(Code that draws figures)
----------

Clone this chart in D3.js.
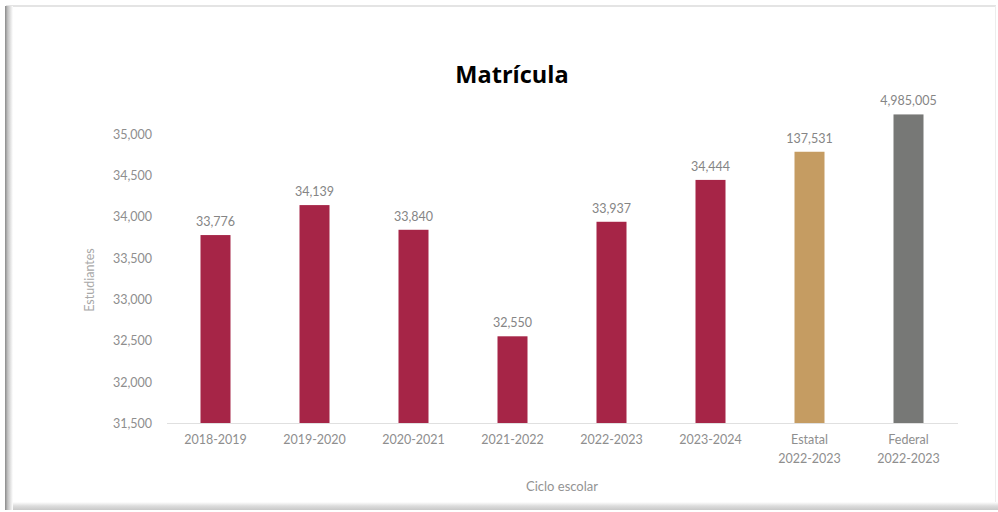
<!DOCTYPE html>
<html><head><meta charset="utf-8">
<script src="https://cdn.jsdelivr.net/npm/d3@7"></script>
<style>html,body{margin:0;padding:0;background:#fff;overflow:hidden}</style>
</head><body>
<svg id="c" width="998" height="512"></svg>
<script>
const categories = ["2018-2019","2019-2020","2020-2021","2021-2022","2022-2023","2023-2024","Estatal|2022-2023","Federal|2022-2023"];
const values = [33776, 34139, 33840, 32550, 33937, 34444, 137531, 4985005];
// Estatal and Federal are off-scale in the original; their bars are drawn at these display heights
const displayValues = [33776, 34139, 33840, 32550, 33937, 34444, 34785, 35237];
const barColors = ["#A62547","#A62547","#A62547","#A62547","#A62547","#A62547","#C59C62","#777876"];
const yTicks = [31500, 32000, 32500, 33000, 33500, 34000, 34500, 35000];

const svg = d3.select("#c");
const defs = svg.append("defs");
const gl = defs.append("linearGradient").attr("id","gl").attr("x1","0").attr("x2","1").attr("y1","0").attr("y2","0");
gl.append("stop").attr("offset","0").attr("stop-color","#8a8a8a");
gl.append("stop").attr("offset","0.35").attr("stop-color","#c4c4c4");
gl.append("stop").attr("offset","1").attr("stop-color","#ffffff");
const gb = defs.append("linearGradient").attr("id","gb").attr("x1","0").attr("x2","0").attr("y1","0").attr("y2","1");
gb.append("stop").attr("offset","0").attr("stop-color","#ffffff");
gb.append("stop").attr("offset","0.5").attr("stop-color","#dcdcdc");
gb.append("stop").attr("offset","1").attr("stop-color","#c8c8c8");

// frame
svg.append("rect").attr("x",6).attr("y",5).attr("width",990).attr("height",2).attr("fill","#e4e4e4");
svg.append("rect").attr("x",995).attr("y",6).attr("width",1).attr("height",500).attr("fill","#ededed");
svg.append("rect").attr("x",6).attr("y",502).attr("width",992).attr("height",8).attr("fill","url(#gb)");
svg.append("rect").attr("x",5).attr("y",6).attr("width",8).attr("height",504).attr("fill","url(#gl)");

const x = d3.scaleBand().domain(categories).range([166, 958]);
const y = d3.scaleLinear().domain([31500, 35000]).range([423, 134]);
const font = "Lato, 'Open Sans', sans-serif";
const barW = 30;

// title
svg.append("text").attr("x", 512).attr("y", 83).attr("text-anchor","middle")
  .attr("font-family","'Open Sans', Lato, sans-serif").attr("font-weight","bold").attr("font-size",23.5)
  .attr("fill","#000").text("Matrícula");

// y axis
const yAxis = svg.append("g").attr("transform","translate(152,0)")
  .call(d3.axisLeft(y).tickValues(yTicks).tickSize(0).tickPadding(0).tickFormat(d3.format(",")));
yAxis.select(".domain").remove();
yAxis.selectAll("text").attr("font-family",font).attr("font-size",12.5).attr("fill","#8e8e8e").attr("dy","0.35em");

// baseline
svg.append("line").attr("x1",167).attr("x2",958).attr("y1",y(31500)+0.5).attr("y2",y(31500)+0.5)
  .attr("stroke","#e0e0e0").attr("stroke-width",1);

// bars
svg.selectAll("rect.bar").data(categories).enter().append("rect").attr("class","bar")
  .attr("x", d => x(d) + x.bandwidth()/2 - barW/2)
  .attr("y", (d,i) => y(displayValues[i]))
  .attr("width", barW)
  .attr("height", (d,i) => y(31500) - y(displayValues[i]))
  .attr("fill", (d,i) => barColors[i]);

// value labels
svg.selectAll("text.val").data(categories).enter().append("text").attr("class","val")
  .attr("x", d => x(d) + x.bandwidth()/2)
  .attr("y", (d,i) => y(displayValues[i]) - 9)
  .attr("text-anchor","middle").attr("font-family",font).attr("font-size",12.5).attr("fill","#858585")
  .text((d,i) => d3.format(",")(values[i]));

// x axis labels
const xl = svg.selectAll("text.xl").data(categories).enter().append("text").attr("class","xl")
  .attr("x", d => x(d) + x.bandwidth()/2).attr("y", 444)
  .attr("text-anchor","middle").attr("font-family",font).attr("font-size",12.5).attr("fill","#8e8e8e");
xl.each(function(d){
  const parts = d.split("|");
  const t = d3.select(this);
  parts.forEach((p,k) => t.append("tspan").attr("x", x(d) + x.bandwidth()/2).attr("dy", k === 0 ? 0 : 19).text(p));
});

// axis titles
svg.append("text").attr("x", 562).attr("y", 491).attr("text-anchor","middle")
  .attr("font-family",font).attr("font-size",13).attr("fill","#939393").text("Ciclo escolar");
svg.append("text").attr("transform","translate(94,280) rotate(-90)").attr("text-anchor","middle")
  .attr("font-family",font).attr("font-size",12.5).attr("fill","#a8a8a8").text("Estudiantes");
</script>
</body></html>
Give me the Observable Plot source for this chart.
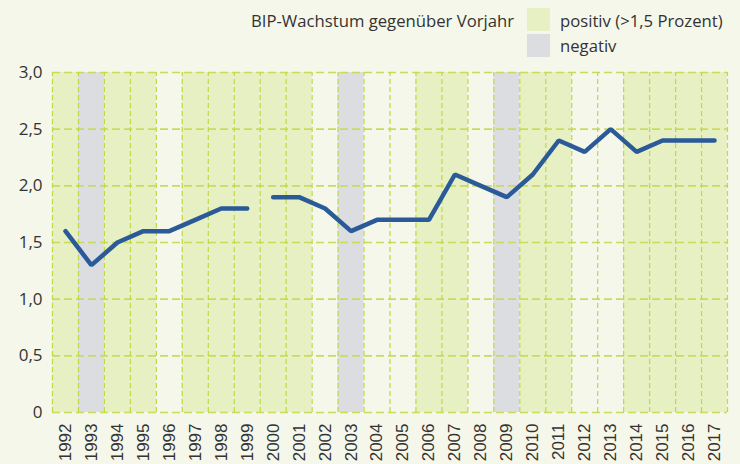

----------

• **SET EXERCISE**:
Return the entries unchanged, save for the pictures, which do not belong in the copy.

• **SOLUTION TO THE EXERCISE**:
Clone this chart in D3.js.
<!DOCTYPE html>
<html><head><meta charset="utf-8">
<script src="https://cdn.jsdelivr.net/npm/d3@7"></script>
<style>html,body{margin:0;padding:0;background:#fff;overflow:hidden}</style>
</head><body>
<svg id="c" width="998" height="512"></svg>
<script>
const categories = ["2018-2019","2019-2020","2020-2021","2021-2022","2022-2023","2023-2024","Estatal|2022-2023","Federal|2022-2023"];
const values = [33776, 34139, 33840, 32550, 33937, 34444, 137531, 4985005];
// Estatal and Federal are off-scale in the original; their bars are drawn at these display heights
const displayValues = [33776, 34139, 33840, 32550, 33937, 34444, 34785, 35237];
const barColors = ["#A62547","#A62547","#A62547","#A62547","#A62547","#A62547","#C59C62","#777876"];
const yTicks = [31500, 32000, 32500, 33000, 33500, 34000, 34500, 35000];

const svg = d3.select("#c");
const defs = svg.append("defs");
const gl = defs.append("linearGradient").attr("id","gl").attr("x1","0").attr("x2","1").attr("y1","0").attr("y2","0");
gl.append("stop").attr("offset","0").attr("stop-color","#8a8a8a");
gl.append("stop").attr("offset","0.35").attr("stop-color","#c4c4c4");
gl.append("stop").attr("offset","1").attr("stop-color","#ffffff");
const gb = defs.append("linearGradient").attr("id","gb").attr("x1","0").attr("x2","0").attr("y1","0").attr("y2","1");
gb.append("stop").attr("offset","0").attr("stop-color","#ffffff");
gb.append("stop").attr("offset","0.5").attr("stop-color","#dcdcdc");
gb.append("stop").attr("offset","1").attr("stop-color","#c8c8c8");

// frame
svg.append("rect").attr("x",6).attr("y",5).attr("width",990).attr("height",2).attr("fill","#e4e4e4");
svg.append("rect").attr("x",995).attr("y",6).attr("width",1).attr("height",500).attr("fill","#ededed");
svg.append("rect").attr("x",6).attr("y",502).attr("width",992).attr("height",8).attr("fill","url(#gb)");
svg.append("rect").attr("x",5).attr("y",6).attr("width",8).attr("height",504).attr("fill","url(#gl)");

const x = d3.scaleBand().domain(categories).range([166, 958]);
const y = d3.scaleLinear().domain([31500, 35000]).range([423, 134]);
const font = "Lato, 'Open Sans', sans-serif";
const barW = 30;

// title
svg.append("text").attr("x", 512).attr("y", 83).attr("text-anchor","middle")
  .attr("font-family","'Open Sans', Lato, sans-serif").attr("font-weight","bold").attr("font-size",23.5)
  .attr("fill","#000").text("Matrícula");

// y axis
const yAxis = svg.append("g").attr("transform","translate(152,0)")
  .call(d3.axisLeft(y).tickValues(yTicks).tickSize(0).tickPadding(0).tickFormat(d3.format(",")));
yAxis.select(".domain").remove();
yAxis.selectAll("text").attr("font-family",font).attr("font-size",12.5).attr("fill","#8e8e8e").attr("dy","0.35em");

// baseline
svg.append("line").attr("x1",167).attr("x2",958).attr("y1",y(31500)+0.5).attr("y2",y(31500)+0.5)
  .attr("stroke","#e0e0e0").attr("stroke-width",1);

// bars
svg.selectAll("rect.bar").data(categories).enter().append("rect").attr("class","bar")
  .attr("x", d => x(d) + x.bandwidth()/2 - barW/2)
  .attr("y", (d,i) => y(displayValues[i]))
  .attr("width", barW)
  .attr("height", (d,i) => y(31500) - y(displayValues[i]))
  .attr("fill", (d,i) => barColors[i]);

// value labels
svg.selectAll("text.val").data(categories).enter().append("text").attr("class","val")
  .attr("x", d => x(d) + x.bandwidth()/2)
  .attr("y", (d,i) => y(displayValues[i]) - 9)
  .attr("text-anchor","middle").attr("font-family",font).attr("font-size",12.5).attr("fill","#858585")
  .text((d,i) => d3.format(",")(values[i]));

// x axis labels
const xl = svg.selectAll("text.xl").data(categories).enter().append("text").attr("class","xl")
  .attr("x", d => x(d) + x.bandwidth()/2).attr("y", 444)
  .attr("text-anchor","middle").attr("font-family",font).attr("font-size",12.5).attr("fill","#8e8e8e");
xl.each(function(d){
  const parts = d.split("|");
  const t = d3.select(this);
  parts.forEach((p,k) => t.append("tspan").attr("x", x(d) + x.bandwidth()/2).attr("dy", k === 0 ? 0 : 19).text(p));
});

// axis titles
svg.append("text").attr("x", 562).attr("y", 491).attr("text-anchor","middle")
  .attr("font-family",font).attr("font-size",13).attr("fill","#939393").text("Ciclo escolar");
svg.append("text").attr("transform","translate(94,280) rotate(-90)").attr("text-anchor","middle")
  .attr("font-family",font).attr("font-size",12.5).attr("fill","#a8a8a8").text("Estudiantes");
</script>
</body></html>
Give me the Observable Plot source for this chart.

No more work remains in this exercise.